◆ **Given data**:
— BEGIN —

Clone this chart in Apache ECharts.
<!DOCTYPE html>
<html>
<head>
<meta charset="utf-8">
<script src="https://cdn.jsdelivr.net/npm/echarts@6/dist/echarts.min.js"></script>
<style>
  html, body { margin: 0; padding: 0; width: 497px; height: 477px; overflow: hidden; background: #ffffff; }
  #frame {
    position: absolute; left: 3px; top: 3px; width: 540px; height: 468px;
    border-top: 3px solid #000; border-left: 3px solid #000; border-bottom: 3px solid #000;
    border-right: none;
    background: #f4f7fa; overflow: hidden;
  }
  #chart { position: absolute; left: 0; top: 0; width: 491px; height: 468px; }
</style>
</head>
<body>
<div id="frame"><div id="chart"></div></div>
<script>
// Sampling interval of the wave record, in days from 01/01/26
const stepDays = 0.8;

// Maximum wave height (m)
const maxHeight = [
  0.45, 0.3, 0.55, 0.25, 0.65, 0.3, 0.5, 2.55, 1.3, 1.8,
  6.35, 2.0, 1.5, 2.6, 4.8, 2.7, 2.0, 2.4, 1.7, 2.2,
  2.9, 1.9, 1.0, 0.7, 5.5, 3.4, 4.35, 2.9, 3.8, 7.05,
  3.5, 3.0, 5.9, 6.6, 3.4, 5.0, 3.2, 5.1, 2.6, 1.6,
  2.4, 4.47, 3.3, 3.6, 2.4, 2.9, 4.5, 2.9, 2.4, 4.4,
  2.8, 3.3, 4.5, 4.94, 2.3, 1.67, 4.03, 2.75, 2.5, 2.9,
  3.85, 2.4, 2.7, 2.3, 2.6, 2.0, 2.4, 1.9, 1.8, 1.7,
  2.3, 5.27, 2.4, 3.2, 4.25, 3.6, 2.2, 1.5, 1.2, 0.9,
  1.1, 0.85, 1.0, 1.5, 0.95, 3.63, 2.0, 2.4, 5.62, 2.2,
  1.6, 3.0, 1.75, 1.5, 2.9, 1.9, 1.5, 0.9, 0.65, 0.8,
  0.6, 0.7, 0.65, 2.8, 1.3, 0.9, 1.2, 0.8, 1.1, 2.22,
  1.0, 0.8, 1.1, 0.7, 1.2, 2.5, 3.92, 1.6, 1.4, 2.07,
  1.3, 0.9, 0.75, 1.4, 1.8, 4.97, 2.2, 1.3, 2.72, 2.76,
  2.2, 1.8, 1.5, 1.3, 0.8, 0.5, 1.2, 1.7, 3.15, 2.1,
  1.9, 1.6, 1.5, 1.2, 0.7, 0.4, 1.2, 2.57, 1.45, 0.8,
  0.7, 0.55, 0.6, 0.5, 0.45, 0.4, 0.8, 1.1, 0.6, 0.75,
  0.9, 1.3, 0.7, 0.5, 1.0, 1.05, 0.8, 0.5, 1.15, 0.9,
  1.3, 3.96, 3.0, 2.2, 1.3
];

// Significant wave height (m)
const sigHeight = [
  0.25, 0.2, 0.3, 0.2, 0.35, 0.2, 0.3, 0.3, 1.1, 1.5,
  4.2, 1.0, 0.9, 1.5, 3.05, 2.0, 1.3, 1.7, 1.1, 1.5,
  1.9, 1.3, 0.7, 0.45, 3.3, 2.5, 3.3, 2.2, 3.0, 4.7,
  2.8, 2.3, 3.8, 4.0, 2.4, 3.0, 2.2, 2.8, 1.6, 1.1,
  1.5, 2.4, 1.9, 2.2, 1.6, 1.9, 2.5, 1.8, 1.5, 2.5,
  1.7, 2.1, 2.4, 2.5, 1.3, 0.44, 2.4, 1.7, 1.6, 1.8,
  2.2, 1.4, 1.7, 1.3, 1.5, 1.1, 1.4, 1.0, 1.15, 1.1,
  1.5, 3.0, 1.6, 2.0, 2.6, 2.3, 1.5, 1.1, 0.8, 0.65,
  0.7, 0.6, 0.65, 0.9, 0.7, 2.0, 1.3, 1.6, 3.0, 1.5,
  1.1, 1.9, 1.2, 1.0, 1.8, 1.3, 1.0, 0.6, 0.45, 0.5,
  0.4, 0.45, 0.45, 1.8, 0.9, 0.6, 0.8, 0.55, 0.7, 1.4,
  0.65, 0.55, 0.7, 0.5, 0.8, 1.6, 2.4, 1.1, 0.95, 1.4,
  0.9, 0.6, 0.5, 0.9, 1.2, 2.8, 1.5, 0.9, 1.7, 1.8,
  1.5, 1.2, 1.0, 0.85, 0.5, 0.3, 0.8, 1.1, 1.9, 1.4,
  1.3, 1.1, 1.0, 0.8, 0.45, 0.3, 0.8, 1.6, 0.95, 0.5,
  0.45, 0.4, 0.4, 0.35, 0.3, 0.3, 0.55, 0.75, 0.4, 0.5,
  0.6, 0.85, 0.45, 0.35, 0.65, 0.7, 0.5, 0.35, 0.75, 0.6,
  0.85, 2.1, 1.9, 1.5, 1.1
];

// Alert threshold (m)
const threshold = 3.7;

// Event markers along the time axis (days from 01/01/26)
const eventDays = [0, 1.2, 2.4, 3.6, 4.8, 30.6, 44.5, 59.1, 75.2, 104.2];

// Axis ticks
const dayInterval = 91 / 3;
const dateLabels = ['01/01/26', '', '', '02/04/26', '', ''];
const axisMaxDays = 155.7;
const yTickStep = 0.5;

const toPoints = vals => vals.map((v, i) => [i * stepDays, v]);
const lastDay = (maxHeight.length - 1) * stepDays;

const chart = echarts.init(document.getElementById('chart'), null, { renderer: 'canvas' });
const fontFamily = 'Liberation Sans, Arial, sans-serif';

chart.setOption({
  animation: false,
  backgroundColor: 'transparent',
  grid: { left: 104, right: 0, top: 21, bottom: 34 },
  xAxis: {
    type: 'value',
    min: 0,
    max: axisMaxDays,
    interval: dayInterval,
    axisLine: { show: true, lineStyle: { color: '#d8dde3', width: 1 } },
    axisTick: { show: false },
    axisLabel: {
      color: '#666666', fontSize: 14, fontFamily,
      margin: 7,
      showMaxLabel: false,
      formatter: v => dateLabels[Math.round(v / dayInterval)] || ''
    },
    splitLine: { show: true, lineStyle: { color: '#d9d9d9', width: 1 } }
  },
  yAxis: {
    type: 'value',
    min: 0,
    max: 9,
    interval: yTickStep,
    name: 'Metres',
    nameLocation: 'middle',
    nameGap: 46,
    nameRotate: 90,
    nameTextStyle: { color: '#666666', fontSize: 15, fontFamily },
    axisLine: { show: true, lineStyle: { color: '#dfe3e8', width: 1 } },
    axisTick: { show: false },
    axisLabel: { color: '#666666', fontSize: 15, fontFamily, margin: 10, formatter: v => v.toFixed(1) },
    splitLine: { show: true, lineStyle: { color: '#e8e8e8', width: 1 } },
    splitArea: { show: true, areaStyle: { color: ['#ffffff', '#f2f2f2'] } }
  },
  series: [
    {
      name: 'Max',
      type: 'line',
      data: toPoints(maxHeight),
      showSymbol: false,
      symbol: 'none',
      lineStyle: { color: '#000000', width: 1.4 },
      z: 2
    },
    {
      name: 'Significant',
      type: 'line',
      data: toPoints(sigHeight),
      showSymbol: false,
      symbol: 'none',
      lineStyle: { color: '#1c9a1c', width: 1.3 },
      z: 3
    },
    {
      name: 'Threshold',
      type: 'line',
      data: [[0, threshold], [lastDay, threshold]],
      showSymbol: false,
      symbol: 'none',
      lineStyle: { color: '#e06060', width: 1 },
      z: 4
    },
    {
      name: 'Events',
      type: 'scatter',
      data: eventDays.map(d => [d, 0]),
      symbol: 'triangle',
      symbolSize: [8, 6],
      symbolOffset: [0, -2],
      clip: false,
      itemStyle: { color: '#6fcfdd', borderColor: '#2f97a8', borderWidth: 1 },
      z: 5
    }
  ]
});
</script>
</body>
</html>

— END —

Print the listing above from its first line through the line with "const stepDays = 0.8;", and stop there.

Clone this chart in Apache ECharts.
<!DOCTYPE html>
<html>
<head>
<meta charset="utf-8">
<script src="https://cdn.jsdelivr.net/npm/echarts@6/dist/echarts.min.js"></script>
<style>
  html, body { margin: 0; padding: 0; width: 497px; height: 477px; overflow: hidden; background: #ffffff; }
  #frame {
    position: absolute; left: 3px; top: 3px; width: 540px; height: 468px;
    border-top: 3px solid #000; border-left: 3px solid #000; border-bottom: 3px solid #000;
    border-right: none;
    background: #f4f7fa; overflow: hidden;
  }
  #chart { position: absolute; left: 0; top: 0; width: 491px; height: 468px; }
</style>
</head>
<body>
<div id="frame"><div id="chart"></div></div>
<script>
// Sampling interval of the wave record, in days from 01/01/26
const stepDays = 0.8;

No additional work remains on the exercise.